**Exercise description**
Write out the listing, please, but only from its first line through the line containing "350, 400, 450]", exactly as given and without pictures.

— start Data segment —

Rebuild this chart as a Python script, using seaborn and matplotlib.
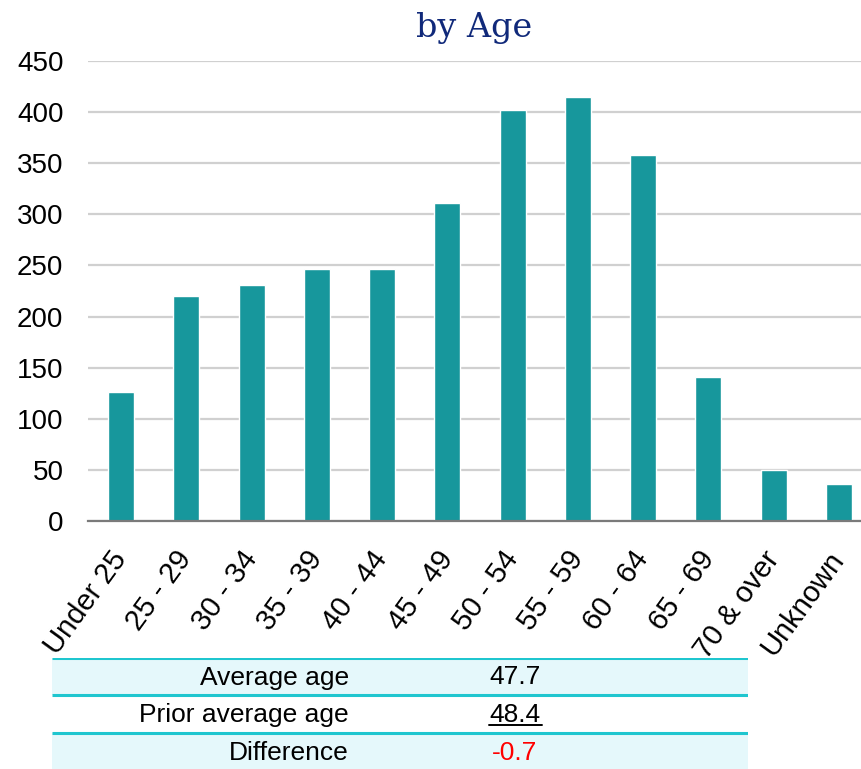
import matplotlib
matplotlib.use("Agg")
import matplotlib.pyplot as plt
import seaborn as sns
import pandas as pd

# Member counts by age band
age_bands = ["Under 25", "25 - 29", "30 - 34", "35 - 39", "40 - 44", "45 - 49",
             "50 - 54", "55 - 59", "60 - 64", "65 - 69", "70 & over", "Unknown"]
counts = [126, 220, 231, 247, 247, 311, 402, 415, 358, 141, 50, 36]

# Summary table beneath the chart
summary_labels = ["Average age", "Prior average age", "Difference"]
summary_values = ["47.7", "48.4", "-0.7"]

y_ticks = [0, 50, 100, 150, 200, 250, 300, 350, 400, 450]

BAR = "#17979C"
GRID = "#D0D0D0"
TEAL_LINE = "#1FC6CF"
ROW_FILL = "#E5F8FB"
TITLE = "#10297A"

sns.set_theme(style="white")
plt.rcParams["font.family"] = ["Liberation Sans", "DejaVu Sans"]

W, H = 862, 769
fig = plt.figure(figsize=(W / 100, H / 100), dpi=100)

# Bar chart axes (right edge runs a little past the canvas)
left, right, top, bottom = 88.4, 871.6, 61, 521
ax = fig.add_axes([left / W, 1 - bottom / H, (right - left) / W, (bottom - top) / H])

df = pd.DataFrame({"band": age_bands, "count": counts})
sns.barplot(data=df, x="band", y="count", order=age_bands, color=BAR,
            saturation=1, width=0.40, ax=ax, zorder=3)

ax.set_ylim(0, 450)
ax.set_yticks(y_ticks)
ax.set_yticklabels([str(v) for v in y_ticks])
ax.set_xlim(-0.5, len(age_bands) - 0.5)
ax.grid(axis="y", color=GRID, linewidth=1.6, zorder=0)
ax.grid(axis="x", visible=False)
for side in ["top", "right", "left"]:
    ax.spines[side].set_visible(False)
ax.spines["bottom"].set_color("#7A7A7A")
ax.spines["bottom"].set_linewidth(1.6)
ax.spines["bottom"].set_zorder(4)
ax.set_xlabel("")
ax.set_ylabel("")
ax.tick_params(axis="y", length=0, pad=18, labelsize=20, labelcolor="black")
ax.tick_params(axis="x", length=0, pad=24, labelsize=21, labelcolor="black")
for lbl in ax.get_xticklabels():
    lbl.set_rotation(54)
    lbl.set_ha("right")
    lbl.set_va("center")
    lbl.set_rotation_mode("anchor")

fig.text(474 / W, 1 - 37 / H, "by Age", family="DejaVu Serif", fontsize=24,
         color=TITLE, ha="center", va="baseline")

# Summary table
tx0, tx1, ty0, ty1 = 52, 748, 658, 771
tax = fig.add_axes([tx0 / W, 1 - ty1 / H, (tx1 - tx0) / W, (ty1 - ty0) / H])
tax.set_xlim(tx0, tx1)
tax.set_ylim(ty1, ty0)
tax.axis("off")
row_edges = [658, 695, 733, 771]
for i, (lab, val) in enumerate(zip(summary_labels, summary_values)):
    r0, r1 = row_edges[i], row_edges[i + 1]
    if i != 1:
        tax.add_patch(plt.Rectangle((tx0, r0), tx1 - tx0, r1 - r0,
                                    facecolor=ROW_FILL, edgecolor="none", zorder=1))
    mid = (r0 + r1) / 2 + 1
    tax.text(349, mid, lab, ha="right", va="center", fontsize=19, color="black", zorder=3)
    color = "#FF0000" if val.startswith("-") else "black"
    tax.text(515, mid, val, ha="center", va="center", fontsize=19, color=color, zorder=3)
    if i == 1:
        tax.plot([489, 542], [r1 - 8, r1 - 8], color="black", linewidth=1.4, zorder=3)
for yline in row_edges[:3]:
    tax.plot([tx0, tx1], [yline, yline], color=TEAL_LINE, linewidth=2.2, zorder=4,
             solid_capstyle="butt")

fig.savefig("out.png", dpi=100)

— end Data segment —

**The response**
Rebuild this chart as a Python script, using seaborn and matplotlib.
import matplotlib
matplotlib.use("Agg")
import matplotlib.pyplot as plt
import seaborn as sns
import pandas as pd

# Member counts by age band
age_bands = ["Under 25", "25 - 29", "30 - 34", "35 - 39", "40 - 44", "45 - 49",
             "50 - 54", "55 - 59", "60 - 64", "65 - 69", "70 & over", "Unknown"]
counts = [126, 220, 231, 247, 247, 311, 402, 415, 358, 141, 50, 36]

# Summary table beneath the chart
summary_labels = ["Average age", "Prior average age", "Difference"]
summary_values = ["47.7", "48.4", "-0.7"]

y_ticks = [0, 50, 100, 150, 200, 250, 300, 350, 400, 450]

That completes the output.